One day, while looking at a glass of water, photographer, artist and architect Moses Hacmon realized that he could really see it. He wondered what water really looked like, and in particular what it looked like when it moved.
One nanoparticle photographic technique later, and he had his answers in the form of a breathtaking photo series dubbed Faces of Water.
Faces of Water captures the movement of water using a liquid nanoparticle film he designed especially for this purpose. “In photography you have a silver based liquid on the paper and then you expose it to light,” Hacmon told us over email. “Here I keep a liquid layer of iron that registers the movement in the water first and then can be imprinted on any surface in any shape.”
Although he set out with the express goal of capturing water’s movement, not even he realized what he was about to create until the first image took shape. The images he was capturing were “a pure expression of the movement that happened in the water.” And although they might look microscopic, they’re real-scale images, some of which measure 3 x 4 feet.
Here’s a selection of photos from the project:
For Hacmon, the next step after capturing these images is to try and put together an educational exhibit made up of eighteen 4 x 8-foot prints that he can take “to schools and educational organization that wish to teach their students and community about water and the role [water] has in shaping our lives.”
In order to make this happen he’s started a campaign on USA Projects, through which he hopes to raise the $23,400 needed to create this exhibit.

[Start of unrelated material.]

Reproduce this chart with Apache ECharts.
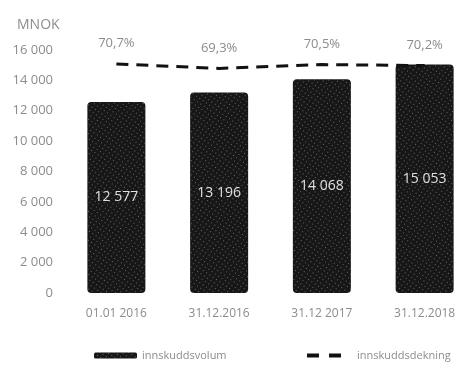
<!DOCTYPE html>
<html>
<head>
<meta charset="utf-8">
<script src="https://cdn.jsdelivr.net/npm/echarts@6/dist/echarts.min.js"></script>
<style>
  html, body { margin: 0; padding: 0; background: #fff; overflow: hidden; width: 459px; height: 369px; }
  /* the original picture is cut at the right edge, so the chart is a bit wider than the window */
  #chart { width: 476px; height: 369px; }
</style>
</head>
<body>
<div id="chart"></div>
<script>
// data
var categories = ['01.01 2016', '31.12.2016', '31.12 2017', '31.12.2018'];
var volum = [12577, 13196, 14068, 15053];      // innskuddsvolum, MNOK
var dekning = [70.7, 69.3, 70.5, 70.2];        // innskuddsdekning, %
var yTicks = [0, 2000, 4000, 6000, 8000, 10000, 12000, 14000, 16000];

function spaced(v) {
    return String(v).replace(/\B(?=(\d{3})+(?!\d))/g, ' ');
}

var grey = '#8c8c8c';
var font = 'Open Sans';

var chart = echarts.init(document.getElementById('chart'));

chart.setOption({
    backgroundColor: '#ffffff',
    animation: false,
    title: {
        text: 'MNOK',
        left: 12,
        top: 13,
        textStyle: { color: grey, fontSize: 14, fontWeight: 'normal', fontFamily: font }
    },
    legend: [
        {
            data: ['innskuddsvolum'],
            left: 89,
            top: 345,
            itemWidth: 43,
            itemHeight: 6,
            textStyle: { color: grey, fontSize: 11, fontFamily: font }
        },
        {
            // two short dashes, like the original legend key
            data: [{
                name: 'innskuddsdekning',
                icon: 'path://M0,0h12v4h-12z M22,0h12v4h-12z',
                itemStyle: { color: '#111' }
            }],
            left: 302,
            top: 345,
            itemWidth: 34,
            itemHeight: 4,
            textStyle: { color: grey, fontSize: 11, fontFamily: font, padding: [0, 0, 0, 11] }
        }
    ],
    grid: {
        left: 65,
        top: 50,
        right: 0,
        bottom: 76
    },
    xAxis: {
        type: 'category',
        data: categories,
        axisLine: { show: false },
        axisTick: { show: false },
        axisLabel: { color: grey, fontSize: 12, fontFamily: font, margin: 15 }
    },
    yAxis: [
        {
            type: 'value',
            min: yTicks[0],
            max: yTicks[yTicks.length - 1],
            interval: 2000,
            axisLine: { show: false },
            axisTick: { show: false },
            splitLine: { show: false },
            axisLabel: {
                color: grey, fontSize: 13, fontFamily: font, margin: 12,
                formatter: function (v) { return spaced(v); }
            }
        },
        {
            type: 'value',
            min: 0,
            max: 75,
            show: false,
            splitLine: { show: false }
        }
    ],
    series: [
        {
            name: 'innskuddsvolum',
            type: 'bar',
            data: volum,
            barWidth: 58,
            itemStyle: {
                color: '#171717',
                borderRadius: 4,
                decal: {
                    symbol: 'rect',
                    symbolSize: 1,
                    dashArrayX: [1, 3],
                    dashArrayY: [1, 3],
                    rotation: 0.6,
                    color: 'rgba(255,255,255,0.35)'
                }
            },
            label: {
                show: true,
                position: 'inside',
                color: '#e0e0e0',
                fontSize: 14,
                fontFamily: font,
                formatter: function (p) { return spaced(p.value); }
            }
        },
        {
            name: 'innskuddsdekning',
            type: 'line',
            yAxisIndex: 1,
            data: dekning,
            symbol: 'circle',
            symbolSize: 0,
            showSymbol: true,
            lineStyle: { color: '#111', width: 3, type: [12, 8] },
            itemStyle: { color: '#111' },
            label: {
                show: true,
                position: 'top',
                distance: 14,
                color: grey,
                fontSize: 13,
                fontFamily: font,
                formatter: function (p) { return p.value.toFixed(1).replace('.', ',') + '%'; }
            },
            z: 5
        }
    ]
});
</script>
</body>
</html>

So far, with 25 days left, he’s raised almost half of what he needs. Perks for donating range from $25 for four vinyl Faces of Water stickers, to $3,690 for a one-of-a-kind 2 x 4-foot framed negative of water. There are three of that last perk available, and two are already gone.
Here’s a quick video intro he put together for the USA Projects campaign:
If you’d like to learn more about the project, see more stunning faces of water photos or maybe help Hacmon put together his exhibit, head over to the Faces of Water website or Facebook page, and be sure to pay the USA Projects campaign a visit by clicking here.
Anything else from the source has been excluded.